WHAT IS NEEDED: All of the lines below are to be transcribed faithfully, with pictures excluded from the copy.

Start PROVIDED MATERIAL

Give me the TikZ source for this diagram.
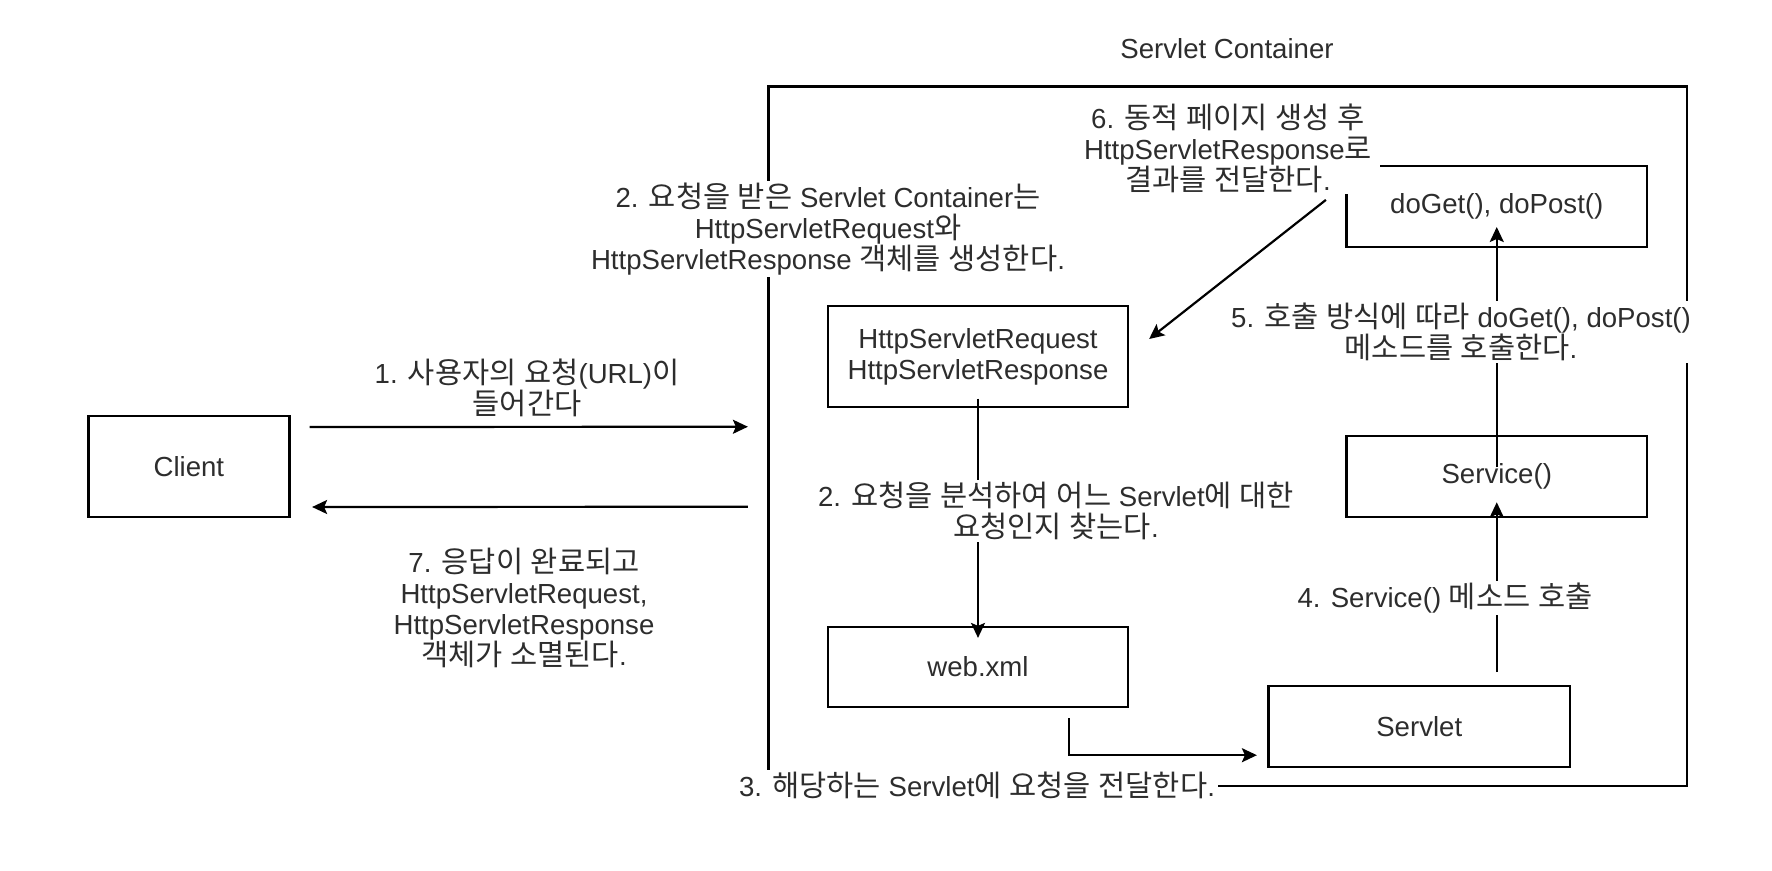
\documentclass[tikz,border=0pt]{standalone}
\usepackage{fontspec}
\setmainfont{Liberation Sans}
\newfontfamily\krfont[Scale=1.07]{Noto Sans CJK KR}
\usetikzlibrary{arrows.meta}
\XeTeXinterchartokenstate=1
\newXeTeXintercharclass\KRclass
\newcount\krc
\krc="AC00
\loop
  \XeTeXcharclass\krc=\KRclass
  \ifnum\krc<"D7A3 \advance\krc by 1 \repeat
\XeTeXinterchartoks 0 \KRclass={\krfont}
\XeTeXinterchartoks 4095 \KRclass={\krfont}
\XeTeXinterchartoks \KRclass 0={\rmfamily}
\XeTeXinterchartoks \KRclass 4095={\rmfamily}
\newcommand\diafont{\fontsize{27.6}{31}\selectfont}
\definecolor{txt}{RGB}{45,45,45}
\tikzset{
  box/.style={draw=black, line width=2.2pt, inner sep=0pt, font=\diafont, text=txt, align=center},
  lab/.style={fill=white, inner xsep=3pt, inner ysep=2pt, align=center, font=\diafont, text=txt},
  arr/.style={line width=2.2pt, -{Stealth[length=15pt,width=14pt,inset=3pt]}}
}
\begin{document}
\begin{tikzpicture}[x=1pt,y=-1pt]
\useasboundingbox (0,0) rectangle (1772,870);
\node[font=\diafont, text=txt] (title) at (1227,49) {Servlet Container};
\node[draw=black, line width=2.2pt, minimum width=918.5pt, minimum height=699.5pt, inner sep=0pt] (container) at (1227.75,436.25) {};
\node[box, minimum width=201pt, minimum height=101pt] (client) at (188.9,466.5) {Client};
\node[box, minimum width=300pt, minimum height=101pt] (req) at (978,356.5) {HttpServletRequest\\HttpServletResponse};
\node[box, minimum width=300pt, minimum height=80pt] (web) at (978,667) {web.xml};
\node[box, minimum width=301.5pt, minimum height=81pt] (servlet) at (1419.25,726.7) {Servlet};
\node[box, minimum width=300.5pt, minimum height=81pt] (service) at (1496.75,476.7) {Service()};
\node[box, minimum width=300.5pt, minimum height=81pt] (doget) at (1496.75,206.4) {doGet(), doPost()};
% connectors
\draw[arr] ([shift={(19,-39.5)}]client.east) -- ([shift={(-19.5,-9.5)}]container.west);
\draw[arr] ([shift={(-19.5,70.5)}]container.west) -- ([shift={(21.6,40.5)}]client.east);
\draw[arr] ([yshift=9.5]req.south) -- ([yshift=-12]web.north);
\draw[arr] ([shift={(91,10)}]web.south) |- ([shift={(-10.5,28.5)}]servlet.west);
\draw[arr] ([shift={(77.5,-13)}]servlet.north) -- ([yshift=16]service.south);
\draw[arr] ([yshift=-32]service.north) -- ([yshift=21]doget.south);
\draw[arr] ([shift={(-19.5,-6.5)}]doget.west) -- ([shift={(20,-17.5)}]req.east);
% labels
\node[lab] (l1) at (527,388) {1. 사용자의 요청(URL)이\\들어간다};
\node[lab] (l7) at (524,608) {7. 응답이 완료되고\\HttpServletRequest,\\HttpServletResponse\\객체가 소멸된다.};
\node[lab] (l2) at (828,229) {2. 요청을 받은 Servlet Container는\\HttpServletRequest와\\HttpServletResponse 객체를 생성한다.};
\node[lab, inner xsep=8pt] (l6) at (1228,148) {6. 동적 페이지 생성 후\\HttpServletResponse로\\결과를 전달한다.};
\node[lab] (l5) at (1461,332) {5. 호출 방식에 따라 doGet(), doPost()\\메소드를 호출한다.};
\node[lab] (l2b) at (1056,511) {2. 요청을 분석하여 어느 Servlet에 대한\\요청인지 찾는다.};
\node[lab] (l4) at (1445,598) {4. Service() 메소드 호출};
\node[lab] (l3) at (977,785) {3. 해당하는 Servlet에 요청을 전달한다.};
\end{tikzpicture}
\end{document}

End PROVIDED MATERIAL

RESULT FOR THIS TASK:
Give me the TikZ source for this diagram.
\documentclass[tikz,border=0pt]{standalone}
\usepackage{fontspec}
\setmainfont{Liberation Sans}
\newfontfamily\krfont[Scale=1.07]{Noto Sans CJK KR}
\usetikzlibrary{arrows.meta}
\XeTeXinterchartokenstate=1
\newXeTeXintercharclass\KRclass
\newcount\krc
\krc="AC00
\loop
  \XeTeXcharclass\krc=\KRclass
  \ifnum\krc<"D7A3 \advance\krc by 1 \repeat
\XeTeXinterchartoks 0 \KRclass={\krfont}
\XeTeXinterchartoks 4095 \KRclass={\krfont}
\XeTeXinterchartoks \KRclass 0={\rmfamily}
\XeTeXinterchartoks \KRclass 4095={\rmfamily}
\newcommand\diafont{\fontsize{27.6}{31}\selectfont}
\definecolor{txt}{RGB}{45,45,45}
\tikzset{
  box/.style={draw=black, line width=2.2pt, inner sep=0pt, font=\diafont, text=txt, align=center},
  lab/.style={fill=white, inner xsep=3pt, inner ysep=2pt, align=center, font=\diafont, text=txt},
  arr/.style={line width=2.2pt, -{Stealth[length=15pt,width=14pt,inset=3pt]}}
}
\begin{document}
\begin{tikzpicture}[x=1pt,y=-1pt]
\useasboundingbox (0,0) rectangle (1772,870);
\node[font=\diafont, text=txt] (title) at (1227,49) {Servlet Container};
\node[draw=black, line width=2.2pt, minimum width=918.5pt, minimum height=699.5pt, inner sep=0pt] (container) at (1227.75,436.25) {};
\node[box, minimum width=201pt, minimum height=101pt] (client) at (188.9,466.5) {Client};
\node[box, minimum width=300pt, minimum height=101pt] (req) at (978,356.5) {HttpServletRequest\\HttpServletResponse};
\node[box, minimum width=300pt, minimum height=80pt] (web) at (978,667) {web.xml};
\node[box, minimum width=301.5pt, minimum height=81pt] (servlet) at (1419.25,726.7) {Servlet};
\node[box, minimum width=300.5pt, minimum height=81pt] (service) at (1496.75,476.7) {Service()};
\node[box, minimum width=300.5pt, minimum height=81pt] (doget) at (1496.75,206.4) {doGet(), doPost()};
% connectors
\draw[arr] ([shift={(19,-39.5)}]client.east) -- ([shift={(-19.5,-9.5)}]container.west);
\draw[arr] ([shift={(-19.5,70.5)}]container.west) -- ([shift={(21.6,40.5)}]client.east);
\draw[arr] ([yshift=9.5]req.south) -- ([yshift=-12]web.north);
\draw[arr] ([shift={(91,10)}]web.south) |- ([shift={(-10.5,28.5)}]servlet.west);
\draw[arr] ([shift={(77.5,-13)}]servlet.north) -- ([yshift=16]service.south);
\draw[arr] ([yshift=-32]service.north) -- ([yshift=21]doget.south);
\draw[arr] ([shift={(-19.5,-6.5)}]doget.west) -- ([shift={(20,-17.5)}]req.east);
% labels
\node[lab] (l1) at (527,388) {1. 사용자의 요청(URL)이\\들어간다};
\node[lab] (l7) at (524,608) {7. 응답이 완료되고\\HttpServletRequest,\\HttpServletResponse\\객체가 소멸된다.};
\node[lab] (l2) at (828,229) {2. 요청을 받은 Servlet Container는\\HttpServletRequest와\\HttpServletResponse 객체를 생성한다.};
\node[lab, inner xsep=8pt] (l6) at (1228,148) {6. 동적 페이지 생성 후\\HttpServletResponse로\\결과를 전달한다.};
\node[lab] (l5) at (1461,332) {5. 호출 방식에 따라 doGet(), doPost()\\메소드를 호출한다.};
\node[lab] (l2b) at (1056,511) {2. 요청을 분석하여 어느 Servlet에 대한\\요청인지 찾는다.};
\node[lab] (l4) at (1445,598) {4. Service() 메소드 호출};
\node[lab] (l3) at (977,785) {3. 해당하는 Servlet에 요청을 전달한다.};
\end{tikzpicture}
\end{document}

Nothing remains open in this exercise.